1. What is the reaction to the text you've just read?

It's a pretty disturbing story, obviously an allegory for slavery and/or of women being forced historically to breed and suffer childbirth. Mainly though it seems to be about the complexity of consent, choice, and bodily autonomy. 

It was pretty sad reading the main characters reactions to the centipede, because he was obviously groomed very strongly to believe she loves him and to be made to love her, and in the end his 'choice' to be bred or to kill himself or her was barely a choice at all. If he refuses to be bred or kills himself, then his sister will suffer. If he kills the centipede, then his family will be killed (or probably all of them will be bred). So in the end, he 'chose' to be bred, he really barely had a choice to begin with. The centipede groomed him literally from the moment he was born to be as close to unable to chose for himself as possible, and when he still started to doubt, she had set up stops that made to impossible for him to chose anything else without repercussions.


2. What connections were you able to make with the story? Discuss the elements of the story with which you were able to connect.

As I said, it has some obvious connections with women roles in society historically and also with American slavery. The main characters choices parallel the kinds of options available to women in patriarchal societies, and also of how enslaved women in American history were often forced to carry the children of their enslavers.

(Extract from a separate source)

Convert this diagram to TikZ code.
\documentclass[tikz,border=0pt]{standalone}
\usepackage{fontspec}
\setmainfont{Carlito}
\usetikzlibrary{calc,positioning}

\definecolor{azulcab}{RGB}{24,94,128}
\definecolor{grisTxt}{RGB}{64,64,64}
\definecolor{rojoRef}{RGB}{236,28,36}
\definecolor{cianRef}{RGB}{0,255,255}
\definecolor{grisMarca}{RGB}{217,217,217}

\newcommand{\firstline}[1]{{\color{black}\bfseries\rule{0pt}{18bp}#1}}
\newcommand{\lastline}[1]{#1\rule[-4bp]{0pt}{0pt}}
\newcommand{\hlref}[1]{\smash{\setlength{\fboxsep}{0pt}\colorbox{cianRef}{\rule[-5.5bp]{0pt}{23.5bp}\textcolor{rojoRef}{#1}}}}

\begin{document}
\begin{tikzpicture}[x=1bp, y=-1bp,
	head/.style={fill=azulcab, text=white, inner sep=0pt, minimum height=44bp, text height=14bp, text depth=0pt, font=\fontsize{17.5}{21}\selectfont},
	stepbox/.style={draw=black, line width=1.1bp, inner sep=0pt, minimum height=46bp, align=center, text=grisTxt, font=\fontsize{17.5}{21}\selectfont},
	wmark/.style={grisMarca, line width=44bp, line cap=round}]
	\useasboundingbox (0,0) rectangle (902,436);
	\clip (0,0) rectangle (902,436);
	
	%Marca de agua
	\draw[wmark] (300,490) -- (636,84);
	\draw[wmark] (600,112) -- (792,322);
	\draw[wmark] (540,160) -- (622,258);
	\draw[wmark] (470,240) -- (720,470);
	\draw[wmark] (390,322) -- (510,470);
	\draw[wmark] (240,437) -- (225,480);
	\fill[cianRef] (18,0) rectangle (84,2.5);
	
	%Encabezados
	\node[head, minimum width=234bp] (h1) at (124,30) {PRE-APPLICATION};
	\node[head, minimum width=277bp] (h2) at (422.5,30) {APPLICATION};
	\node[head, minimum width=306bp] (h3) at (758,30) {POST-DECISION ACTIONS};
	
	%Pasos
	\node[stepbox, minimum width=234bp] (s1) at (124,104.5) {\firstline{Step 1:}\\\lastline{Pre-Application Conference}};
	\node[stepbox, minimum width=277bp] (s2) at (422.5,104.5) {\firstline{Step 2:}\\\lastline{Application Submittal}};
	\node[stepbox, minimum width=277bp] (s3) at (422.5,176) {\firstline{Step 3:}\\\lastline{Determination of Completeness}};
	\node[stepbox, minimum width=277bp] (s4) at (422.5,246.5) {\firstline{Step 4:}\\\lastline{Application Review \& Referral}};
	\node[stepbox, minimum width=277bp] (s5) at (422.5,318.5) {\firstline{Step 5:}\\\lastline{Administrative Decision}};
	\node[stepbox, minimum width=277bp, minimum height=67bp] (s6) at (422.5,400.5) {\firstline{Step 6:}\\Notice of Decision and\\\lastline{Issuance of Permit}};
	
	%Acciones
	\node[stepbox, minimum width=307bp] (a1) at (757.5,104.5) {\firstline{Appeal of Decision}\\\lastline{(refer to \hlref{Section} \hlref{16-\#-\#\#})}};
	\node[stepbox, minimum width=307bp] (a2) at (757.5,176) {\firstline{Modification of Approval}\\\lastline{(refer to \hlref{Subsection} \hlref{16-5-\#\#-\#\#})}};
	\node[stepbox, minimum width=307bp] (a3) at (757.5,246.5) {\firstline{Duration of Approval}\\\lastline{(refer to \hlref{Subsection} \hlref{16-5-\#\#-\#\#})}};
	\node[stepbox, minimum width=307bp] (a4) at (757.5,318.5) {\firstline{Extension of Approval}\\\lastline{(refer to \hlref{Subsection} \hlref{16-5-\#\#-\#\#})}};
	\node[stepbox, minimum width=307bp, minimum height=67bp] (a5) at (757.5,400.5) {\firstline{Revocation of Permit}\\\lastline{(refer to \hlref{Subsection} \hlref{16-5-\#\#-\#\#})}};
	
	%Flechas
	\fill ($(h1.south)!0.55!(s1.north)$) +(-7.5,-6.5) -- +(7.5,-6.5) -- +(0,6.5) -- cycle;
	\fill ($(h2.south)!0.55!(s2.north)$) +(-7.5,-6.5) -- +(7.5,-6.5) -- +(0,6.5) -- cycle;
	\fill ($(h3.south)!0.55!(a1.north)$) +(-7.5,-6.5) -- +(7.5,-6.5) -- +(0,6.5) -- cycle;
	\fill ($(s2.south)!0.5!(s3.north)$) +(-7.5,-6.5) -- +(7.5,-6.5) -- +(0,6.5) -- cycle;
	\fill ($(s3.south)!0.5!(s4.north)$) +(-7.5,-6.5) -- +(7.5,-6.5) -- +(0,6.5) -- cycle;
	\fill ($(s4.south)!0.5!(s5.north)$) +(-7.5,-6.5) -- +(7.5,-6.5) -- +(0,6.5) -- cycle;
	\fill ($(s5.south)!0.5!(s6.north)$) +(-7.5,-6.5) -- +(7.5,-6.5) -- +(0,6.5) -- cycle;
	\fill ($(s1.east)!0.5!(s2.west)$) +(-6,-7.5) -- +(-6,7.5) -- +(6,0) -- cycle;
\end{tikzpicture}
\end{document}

I've been doing some reading and the author apparently doesn't think her story has anything to do with American slavery, and I get that she wrote it, but I'm going to respectfully disagree. She may not have meant for those connections to be made, but the parallels are pretty obvious. Apparently Butler intended this to be a love story between the Gan and the centipede, which is disturbing on many levels. I'm assuming the fact that he's literally enslaved, isn't allowed to own weapons in case of an uprising, is forced to carry her young so that his sister won't, and that she groomed him from birth are all forgiving to Butler by the one scene were the centipede lets him keep the gun because he said "There is risk, Gatoi, in dealing with a partner." Because that forgives everything else, for sure.

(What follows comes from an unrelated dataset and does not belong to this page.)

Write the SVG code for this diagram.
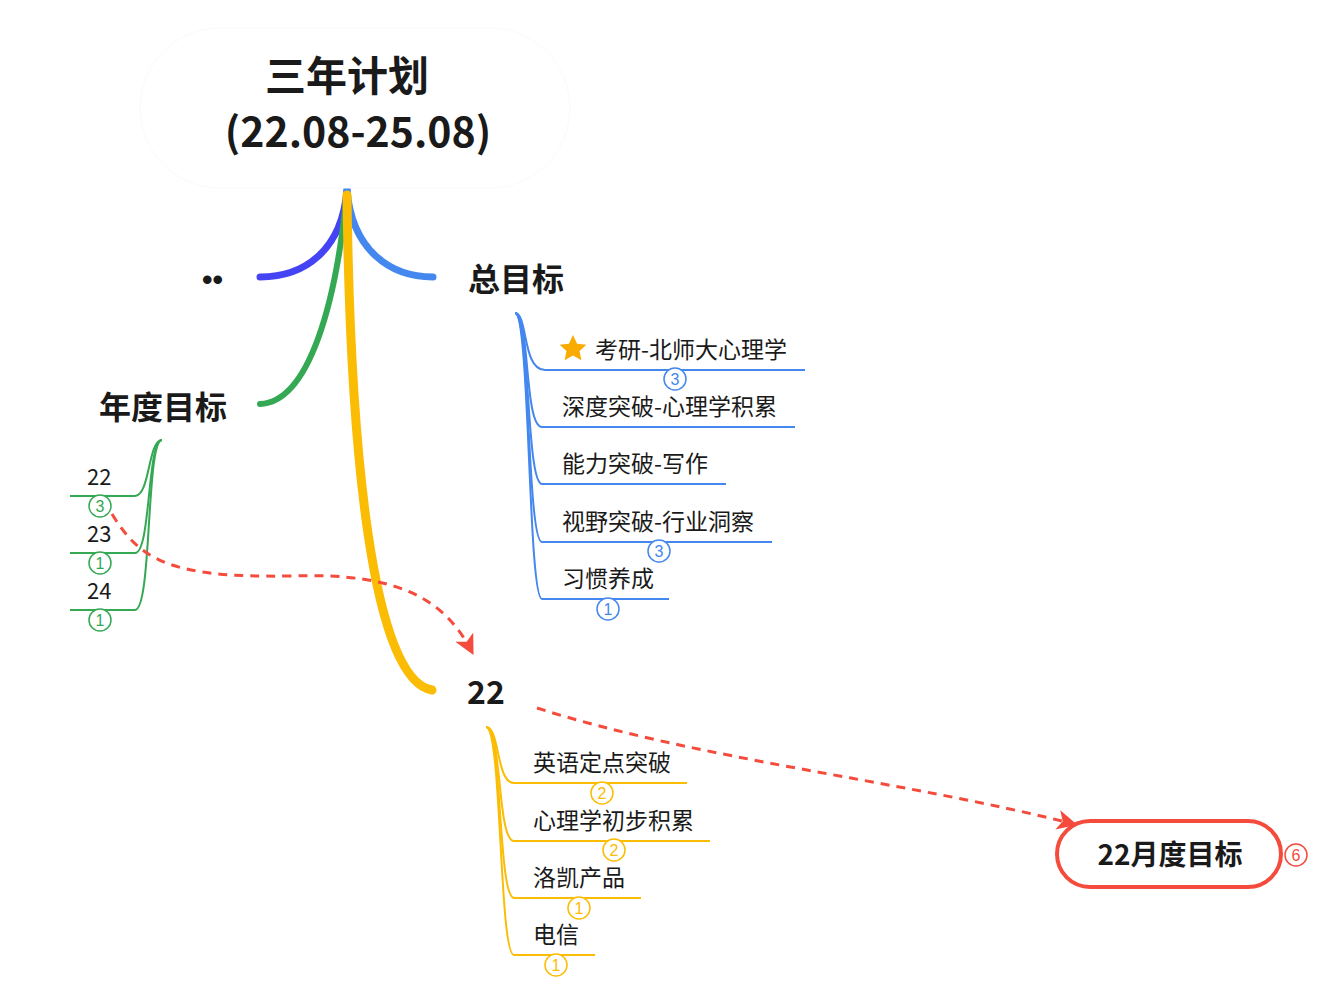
<svg xmlns="http://www.w3.org/2000/svg" width="1342" height="993" viewBox="0 0 1342 993">
<defs>
<style>
text{font-family:"Noto Sans CJK SC","Noto Sans",sans-serif;fill:#1a1a1a}
.t{font-size:41px;font-weight:bold;text-anchor:middle}
.h{font-size:32px;font-weight:bold}
.s{font-size:23px}
.g{font-size:22px}
.b{fill:#fff;stroke-width:1.5}
.bn{font-size:16px;text-anchor:middle;font-family:"Liberation Sans",sans-serif}
.main{fill:none;stroke-linecap:round}
.sub{fill:none;stroke-width:2}
.dash{fill:none;stroke:#f44b3c;stroke-width:3;stroke-dasharray:9,7}
</style>
<marker id="arr" viewBox="0 0 12 12" refX="10" refY="6" markerWidth="20" markerHeight="20" markerUnits="userSpaceOnUse" orient="auto"><path d="M0,0 L12,6 L0,12 L3,6 z" fill="#f44b3c"/></marker>
</defs>
<rect width="1342" height="993" fill="#fff"/>
<g id="connectors">
<path class="main" d="M347,190 C342,250 305,277 260,277" stroke="#4444f5" stroke-width="7"/>
<path class="main" d="M347,190 C352,250 390,277 433,277" stroke="#4487ee" stroke-width="7"/>
<path class="main" d="M346,200 C336,300 310,402 260,404" stroke="#34a853" stroke-width="6"/>
<path class="main" d="M347,195 C350,450 372,680 432,690" stroke="#fbbc04" stroke-width="9"/>
<g stroke="#34a853">
<path class="sub" d="M162,440 C148,440 150,496 135,496 L70,496"/>
<path class="sub" d="M162,440 C147,440 151,553 135,553 L70,553"/>
<path class="sub" d="M162,440 C146,440 152,610 135,610 L70,610"/>
</g>
<g stroke="#4487ee">
<path class="sub" d="M515,313 C528,313 522,370 545,370 L805,370"/>
<path class="sub" d="M515,313 C530,313 524,427 542,427 L795,427"/>
<path class="sub" d="M515,313 C530,313 526,484 542,484 L726,484"/>
<path class="sub" d="M515,313 C530,313 527,542 542,542 L772,542"/>
<path class="sub" d="M515,313 C530,313 528,599 542,599 L669,599"/>
</g>
<g stroke="#fbbc04">
<path class="sub" d="M486,727 C500,727 496,783 514,783 L687,783"/>
<path class="sub" d="M486,727 C502,727 497,841 514,841 L710,841"/>
<path class="sub" d="M486,727 C502,727 498,898 514,898 L641,898"/>
<path class="sub" d="M486,727 C502,727 499,955 514,955 L595,955"/>
</g>
<path class="dash" d="M112,514 C140,560 170,578 290,576 C400,572 445,600 472,652" marker-end="url(#arr)"/>
<path class="dash" d="M537,708 C700,760 900,780 1074,824" marker-end="url(#arr)"/>
</g>
<g id="root">
<rect x="140" y="28" width="430" height="160" rx="80" fill="#fff" stroke="#fafafa"/>
<text class="t" x="347" y="91">三年计划</text>
<text class="t" x="358" y="147">(22.08-25.08)</text>
</g>
<g id="dots"><text x="202" y="290" style="font-size:30px;font-weight:bold;font-family:'Liberation Sans',sans-serif">••</text></g>
<g id="zongmubiao"><text class="h" x="468" y="291">总目标</text></g>
<g id="niandu"><text class="h" x="99" y="419">年度目标</text></g>
<g id="n22main"><text class="h" x="467" y="704">22</text></g>
<g id="y22"><text class="g" x="87" y="485">22</text><circle class="b" cx="100" cy="506" r="11" stroke="#34a853"/><text class="bn" x="100" y="512" style="fill:#34a853">3</text></g>
<g id="y23"><text class="g" x="87" y="542">23</text><circle class="b" cx="100" cy="563" r="11" stroke="#34a853"/><text class="bn" x="100" y="569" style="fill:#34a853">1</text></g>
<g id="y24"><text class="g" x="87" y="599">24</text><circle class="b" cx="100" cy="620" r="11" stroke="#34a853"/><text class="bn" x="100" y="626" style="fill:#34a853">1</text></g>
<g id="g1"><path d="M573,335 L577.1,343.8 L586.4,344.8 L579.5,351.1 L581.4,360.3 L573,355.6 L564.6,360.3 L566.5,351.1 L559.6,344.8 L568.9,343.8 z" fill="#f9ab00"/><text class="s" x="595" y="358">考研-北师大心理学</text><circle class="b" cx="675" cy="379" r="11" stroke="#4487ee"/><text class="bn" x="675" y="385" style="fill:#4487ee">3</text></g>
<g id="g2"><text class="s" x="562" y="415">深度突破-心理学积累</text></g>
<g id="g3"><text class="s" x="562" y="472">能力突破-写作</text></g>
<g id="g4"><text class="s" x="562" y="530">视野突破-行业洞察</text><circle class="b" cx="659" cy="551" r="11" stroke="#4487ee"/><text class="bn" x="659" y="557" style="fill:#4487ee">3</text></g>
<g id="g5"><text class="s" x="562" y="587">习惯养成</text><circle class="b" cx="608" cy="609" r="11" stroke="#4487ee"/><text class="bn" x="608" y="615" style="fill:#4487ee">1</text></g>
<g id="p1"><text class="s" x="533" y="771">英语定点突破</text><circle class="b" cx="602" cy="793" r="11" stroke="#fbbc04"/><text class="bn" x="602" y="799" style="fill:#fbbc04">2</text></g>
<g id="p2"><text class="s" x="533" y="829">心理学初步积累</text><circle class="b" cx="614" cy="850" r="11" stroke="#fbbc04"/><text class="bn" x="614" y="856" style="fill:#fbbc04">2</text></g>
<g id="p3"><text class="s" x="533" y="886">洛凯产品</text><circle class="b" cx="579" cy="908" r="11" stroke="#fbbc04"/><text class="bn" x="579" y="914" style="fill:#fbbc04">1</text></g>
<g id="p4"><text class="s" x="533" y="943">电信</text><circle class="b" cx="556" cy="965" r="11" stroke="#fbbc04"/><text class="bn" x="556" y="971" style="fill:#fbbc04">1</text></g>
<g id="monthly"><rect x="1057" y="821" width="224" height="66" rx="33" fill="#fff" stroke="#f44b3c" stroke-width="4"/><text x="1170" y="865" style="font-size:28px;font-weight:bold;text-anchor:middle">22月度目标</text><circle class="b" cx="1296" cy="855" r="11" stroke="#f44b3c"/><text class="bn" x="1296" y="861" style="fill:#f44b3c">6</text></g>
</svg>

Sorry Ms. Butler, but it's not love if there isn't a true choice. And Gan was a slave. Literally by definition.


3. What changes would you make to adapt this story into another medium? What medium would you use? What changes would you make?

Honestly, I wouldn't adapt this story because I'd want to change the core value that Butler didn't agree with (in that, I'd make it more obviously about the dangers of forced consent and I'd lean into the parallels with American slavery), and since that's not hat Butler would have wanted, I wouldn't actually adapt it. I disagree with her reading of her story, but she is the author so it wouldn't be right to change the whole point of his work, especially because she is dead and can't speak up for herself or her work anymore.

I don't know, if i was forced at gunpoint to adapt it with the changes I said, I'd probably make it a mini series, like 'Handmaid's Tale'.